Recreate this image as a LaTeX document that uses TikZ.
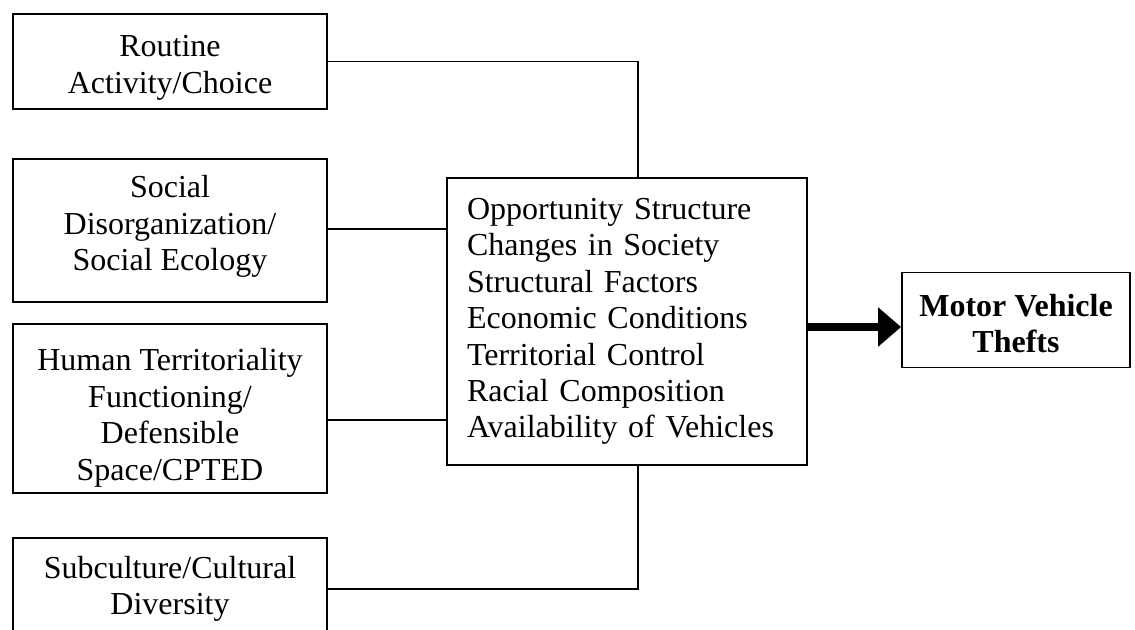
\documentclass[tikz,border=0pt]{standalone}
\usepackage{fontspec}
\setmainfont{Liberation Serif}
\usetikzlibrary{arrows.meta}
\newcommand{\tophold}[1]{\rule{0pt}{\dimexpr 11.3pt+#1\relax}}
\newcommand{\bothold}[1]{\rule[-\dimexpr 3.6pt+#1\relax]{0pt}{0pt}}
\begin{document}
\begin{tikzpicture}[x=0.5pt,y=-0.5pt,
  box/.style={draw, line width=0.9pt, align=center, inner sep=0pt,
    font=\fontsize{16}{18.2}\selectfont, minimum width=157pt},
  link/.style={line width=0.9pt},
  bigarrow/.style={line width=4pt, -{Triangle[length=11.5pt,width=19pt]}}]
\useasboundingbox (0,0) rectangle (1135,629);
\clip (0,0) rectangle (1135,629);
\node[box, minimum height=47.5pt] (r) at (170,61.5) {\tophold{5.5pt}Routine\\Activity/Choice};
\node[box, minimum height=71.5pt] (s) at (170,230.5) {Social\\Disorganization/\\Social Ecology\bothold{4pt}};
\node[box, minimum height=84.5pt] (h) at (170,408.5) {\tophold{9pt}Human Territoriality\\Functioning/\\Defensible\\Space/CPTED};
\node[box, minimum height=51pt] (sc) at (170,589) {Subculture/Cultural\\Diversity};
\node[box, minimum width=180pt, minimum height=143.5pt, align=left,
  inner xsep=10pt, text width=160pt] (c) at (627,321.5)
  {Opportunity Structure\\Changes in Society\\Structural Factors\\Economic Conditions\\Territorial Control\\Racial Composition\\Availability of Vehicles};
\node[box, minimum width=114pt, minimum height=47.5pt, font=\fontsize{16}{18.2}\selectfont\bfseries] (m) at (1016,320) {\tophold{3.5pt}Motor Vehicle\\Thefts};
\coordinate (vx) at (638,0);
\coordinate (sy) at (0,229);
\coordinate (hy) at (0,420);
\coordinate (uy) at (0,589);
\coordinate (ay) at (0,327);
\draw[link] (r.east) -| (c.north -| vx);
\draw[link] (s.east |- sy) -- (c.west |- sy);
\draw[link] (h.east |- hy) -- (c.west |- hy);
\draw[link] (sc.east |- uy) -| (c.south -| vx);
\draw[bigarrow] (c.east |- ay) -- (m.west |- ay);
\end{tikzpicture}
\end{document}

Directions —
Copy the data word for word. Pictures do not go in the copy.

Solution for this exercise —
Recreate this image as a LaTeX document that uses TikZ.
\documentclass[tikz,border=0pt]{standalone}
\usepackage{fontspec}
\setmainfont{Liberation Serif}
\usetikzlibrary{arrows.meta}
\newcommand{\tophold}[1]{\rule{0pt}{\dimexpr 11.3pt+#1\relax}}
\newcommand{\bothold}[1]{\rule[-\dimexpr 3.6pt+#1\relax]{0pt}{0pt}}
\begin{document}
\begin{tikzpicture}[x=0.5pt,y=-0.5pt,
  box/.style={draw, line width=0.9pt, align=center, inner sep=0pt,
    font=\fontsize{16}{18.2}\selectfont, minimum width=157pt},
  link/.style={line width=0.9pt},
  bigarrow/.style={line width=4pt, -{Triangle[length=11.5pt,width=19pt]}}]
\useasboundingbox (0,0) rectangle (1135,629);
\clip (0,0) rectangle (1135,629);
\node[box, minimum height=47.5pt] (r) at (170,61.5) {\tophold{5.5pt}Routine\\Activity/Choice};
\node[box, minimum height=71.5pt] (s) at (170,230.5) {Social\\Disorganization/\\Social Ecology\bothold{4pt}};
\node[box, minimum height=84.5pt] (h) at (170,408.5) {\tophold{9pt}Human Territoriality\\Functioning/\\Defensible\\Space/CPTED};
\node[box, minimum height=51pt] (sc) at (170,589) {Subculture/Cultural\\Diversity};
\node[box, minimum width=180pt, minimum height=143.5pt, align=left,
  inner xsep=10pt, text width=160pt] (c) at (627,321.5)
  {Opportunity Structure\\Changes in Society\\Structural Factors\\Economic Conditions\\Territorial Control\\Racial Composition\\Availability of Vehicles};
\node[box, minimum width=114pt, minimum height=47.5pt, font=\fontsize{16}{18.2}\selectfont\bfseries] (m) at (1016,320) {\tophold{3.5pt}Motor Vehicle\\Thefts};
\coordinate (vx) at (638,0);
\coordinate (sy) at (0,229);
\coordinate (hy) at (0,420);
\coordinate (uy) at (0,589);
\coordinate (ay) at (0,327);
\draw[link] (r.east) -| (c.north -| vx);
\draw[link] (s.east |- sy) -- (c.west |- sy);
\draw[link] (h.east |- hy) -- (c.west |- hy);
\draw[link] (sc.east |- uy) -| (c.south -| vx);
\draw[bigarrow] (c.east |- ay) -- (m.west |- ay);
\end{tikzpicture}
\end{document}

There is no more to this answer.